_DATA SHOWN_

* Begin *

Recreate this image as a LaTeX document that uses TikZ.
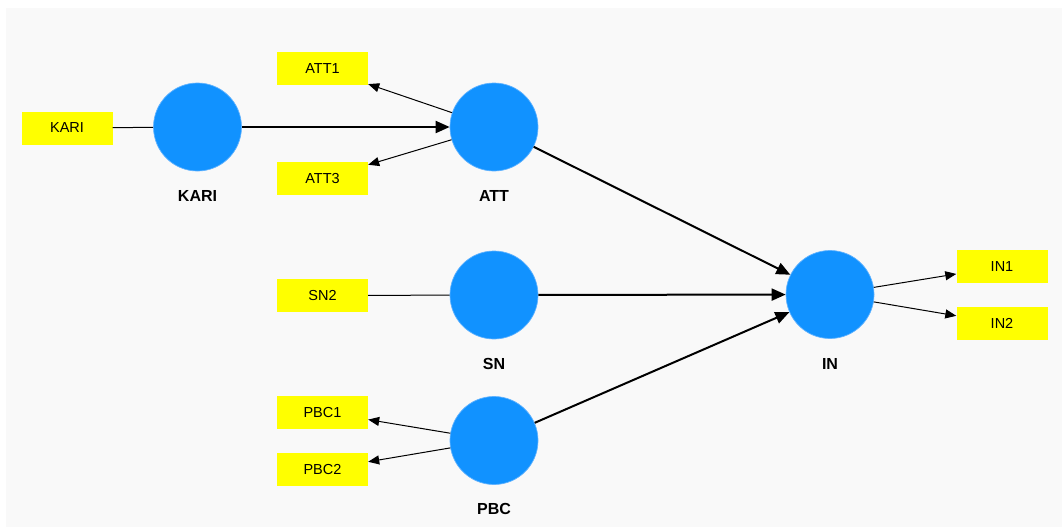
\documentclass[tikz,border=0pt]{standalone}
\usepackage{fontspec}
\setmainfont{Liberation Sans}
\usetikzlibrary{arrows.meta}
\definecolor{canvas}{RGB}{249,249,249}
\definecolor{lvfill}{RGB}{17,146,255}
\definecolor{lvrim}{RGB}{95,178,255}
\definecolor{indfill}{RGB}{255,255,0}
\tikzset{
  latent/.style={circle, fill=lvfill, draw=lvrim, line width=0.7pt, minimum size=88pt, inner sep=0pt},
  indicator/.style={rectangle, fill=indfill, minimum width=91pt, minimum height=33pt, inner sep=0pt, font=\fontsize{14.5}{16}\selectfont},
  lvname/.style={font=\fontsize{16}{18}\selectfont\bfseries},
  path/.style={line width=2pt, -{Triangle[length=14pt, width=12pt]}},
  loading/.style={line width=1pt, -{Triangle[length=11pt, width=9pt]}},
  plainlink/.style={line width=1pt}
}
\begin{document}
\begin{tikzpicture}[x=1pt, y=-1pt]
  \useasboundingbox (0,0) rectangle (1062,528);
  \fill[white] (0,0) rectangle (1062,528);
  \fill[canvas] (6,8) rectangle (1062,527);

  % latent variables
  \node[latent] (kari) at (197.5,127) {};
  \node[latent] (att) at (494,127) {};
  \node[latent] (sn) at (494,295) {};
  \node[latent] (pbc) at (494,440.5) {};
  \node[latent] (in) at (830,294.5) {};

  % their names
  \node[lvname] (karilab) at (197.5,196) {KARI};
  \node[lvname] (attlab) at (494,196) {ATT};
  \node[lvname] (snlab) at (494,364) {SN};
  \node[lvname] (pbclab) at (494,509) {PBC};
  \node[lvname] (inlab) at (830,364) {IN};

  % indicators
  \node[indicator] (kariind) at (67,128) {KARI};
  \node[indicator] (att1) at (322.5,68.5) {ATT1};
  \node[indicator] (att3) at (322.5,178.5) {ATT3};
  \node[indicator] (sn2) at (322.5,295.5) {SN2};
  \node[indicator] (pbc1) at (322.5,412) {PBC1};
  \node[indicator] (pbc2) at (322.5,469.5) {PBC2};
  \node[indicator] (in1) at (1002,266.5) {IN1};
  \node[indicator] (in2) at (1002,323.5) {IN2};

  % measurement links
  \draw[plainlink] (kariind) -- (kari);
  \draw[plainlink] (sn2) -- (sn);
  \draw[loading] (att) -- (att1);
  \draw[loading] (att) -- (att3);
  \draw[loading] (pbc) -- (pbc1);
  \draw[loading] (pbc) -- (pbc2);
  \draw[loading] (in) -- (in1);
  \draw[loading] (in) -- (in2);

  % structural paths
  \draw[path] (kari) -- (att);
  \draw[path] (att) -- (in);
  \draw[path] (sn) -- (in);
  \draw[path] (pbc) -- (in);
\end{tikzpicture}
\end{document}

* End *
* Begin *

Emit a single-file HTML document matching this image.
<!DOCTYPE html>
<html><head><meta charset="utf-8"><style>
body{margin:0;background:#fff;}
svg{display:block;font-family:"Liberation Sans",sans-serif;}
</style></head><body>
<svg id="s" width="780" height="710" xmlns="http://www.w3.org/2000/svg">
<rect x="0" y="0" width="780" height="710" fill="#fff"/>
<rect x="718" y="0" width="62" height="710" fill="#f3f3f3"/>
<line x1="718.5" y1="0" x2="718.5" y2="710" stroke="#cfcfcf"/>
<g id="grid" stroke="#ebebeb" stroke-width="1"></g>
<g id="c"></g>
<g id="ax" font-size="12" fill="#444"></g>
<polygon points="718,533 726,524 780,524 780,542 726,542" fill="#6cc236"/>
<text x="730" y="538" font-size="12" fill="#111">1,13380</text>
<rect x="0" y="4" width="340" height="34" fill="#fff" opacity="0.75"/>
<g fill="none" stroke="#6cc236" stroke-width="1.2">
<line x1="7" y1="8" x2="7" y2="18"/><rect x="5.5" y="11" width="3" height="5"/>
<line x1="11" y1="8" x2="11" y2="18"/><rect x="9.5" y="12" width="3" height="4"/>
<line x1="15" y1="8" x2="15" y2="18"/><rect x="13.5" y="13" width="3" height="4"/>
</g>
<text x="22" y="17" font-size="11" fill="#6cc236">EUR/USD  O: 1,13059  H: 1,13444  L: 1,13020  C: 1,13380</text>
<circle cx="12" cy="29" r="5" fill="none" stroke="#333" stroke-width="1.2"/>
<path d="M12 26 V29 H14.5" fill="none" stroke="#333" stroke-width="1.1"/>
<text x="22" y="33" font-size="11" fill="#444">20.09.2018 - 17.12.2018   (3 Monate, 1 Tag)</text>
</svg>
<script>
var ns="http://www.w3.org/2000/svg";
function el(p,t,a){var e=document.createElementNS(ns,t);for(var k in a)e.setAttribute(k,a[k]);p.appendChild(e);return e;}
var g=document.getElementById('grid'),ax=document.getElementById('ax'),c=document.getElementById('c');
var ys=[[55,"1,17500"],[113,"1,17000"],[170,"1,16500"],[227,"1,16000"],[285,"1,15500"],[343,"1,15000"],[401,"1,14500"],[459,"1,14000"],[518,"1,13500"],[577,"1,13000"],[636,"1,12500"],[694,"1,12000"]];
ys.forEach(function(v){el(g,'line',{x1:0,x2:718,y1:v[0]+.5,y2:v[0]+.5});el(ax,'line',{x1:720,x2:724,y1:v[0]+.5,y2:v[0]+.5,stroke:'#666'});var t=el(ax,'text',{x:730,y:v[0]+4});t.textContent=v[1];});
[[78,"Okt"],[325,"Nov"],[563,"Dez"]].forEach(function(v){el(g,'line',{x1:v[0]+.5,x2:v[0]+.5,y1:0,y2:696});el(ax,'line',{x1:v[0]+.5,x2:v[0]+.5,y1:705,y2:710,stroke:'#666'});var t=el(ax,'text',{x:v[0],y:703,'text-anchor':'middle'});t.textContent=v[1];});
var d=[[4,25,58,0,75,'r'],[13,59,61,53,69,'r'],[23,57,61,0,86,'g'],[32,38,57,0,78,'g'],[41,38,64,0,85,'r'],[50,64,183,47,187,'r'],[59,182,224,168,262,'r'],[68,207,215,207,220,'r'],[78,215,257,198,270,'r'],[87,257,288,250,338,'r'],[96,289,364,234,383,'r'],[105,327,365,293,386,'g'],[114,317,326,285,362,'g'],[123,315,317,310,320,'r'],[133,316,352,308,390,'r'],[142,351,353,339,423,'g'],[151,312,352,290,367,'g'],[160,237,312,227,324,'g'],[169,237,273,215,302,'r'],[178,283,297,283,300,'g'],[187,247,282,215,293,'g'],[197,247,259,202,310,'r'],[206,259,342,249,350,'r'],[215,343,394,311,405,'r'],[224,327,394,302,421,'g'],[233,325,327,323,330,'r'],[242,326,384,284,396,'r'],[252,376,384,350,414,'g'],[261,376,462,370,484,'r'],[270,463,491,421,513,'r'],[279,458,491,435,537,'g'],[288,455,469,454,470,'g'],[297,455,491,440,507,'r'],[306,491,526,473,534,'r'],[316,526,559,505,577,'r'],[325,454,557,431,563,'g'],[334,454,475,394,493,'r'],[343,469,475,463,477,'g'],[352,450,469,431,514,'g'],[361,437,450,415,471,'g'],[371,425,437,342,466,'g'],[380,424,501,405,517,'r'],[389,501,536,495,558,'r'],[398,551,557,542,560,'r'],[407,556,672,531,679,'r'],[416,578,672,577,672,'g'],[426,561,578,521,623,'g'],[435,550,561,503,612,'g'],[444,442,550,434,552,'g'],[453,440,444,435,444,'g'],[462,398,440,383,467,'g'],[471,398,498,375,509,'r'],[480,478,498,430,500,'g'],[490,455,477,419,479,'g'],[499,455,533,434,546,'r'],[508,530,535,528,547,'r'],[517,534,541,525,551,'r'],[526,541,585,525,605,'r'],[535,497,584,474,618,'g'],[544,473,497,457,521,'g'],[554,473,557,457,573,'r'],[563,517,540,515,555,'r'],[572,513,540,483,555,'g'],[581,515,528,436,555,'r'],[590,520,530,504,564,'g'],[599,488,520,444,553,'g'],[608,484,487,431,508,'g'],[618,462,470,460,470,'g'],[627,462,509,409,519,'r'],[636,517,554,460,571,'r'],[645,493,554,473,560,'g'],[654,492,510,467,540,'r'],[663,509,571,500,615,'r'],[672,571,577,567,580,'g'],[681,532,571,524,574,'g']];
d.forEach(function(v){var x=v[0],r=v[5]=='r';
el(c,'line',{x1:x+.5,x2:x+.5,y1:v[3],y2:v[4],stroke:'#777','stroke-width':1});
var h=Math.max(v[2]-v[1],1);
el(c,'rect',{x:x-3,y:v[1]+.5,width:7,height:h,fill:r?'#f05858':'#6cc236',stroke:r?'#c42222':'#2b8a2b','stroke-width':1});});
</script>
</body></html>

* End *

_PROBLEM TO SOLVE_
Using the records given above, list every line that includes the word "this".

_THE RESPONSE_
Recreate this image as a LaTeX document that uses TikZ.
Emit a single-file HTML document matching this image.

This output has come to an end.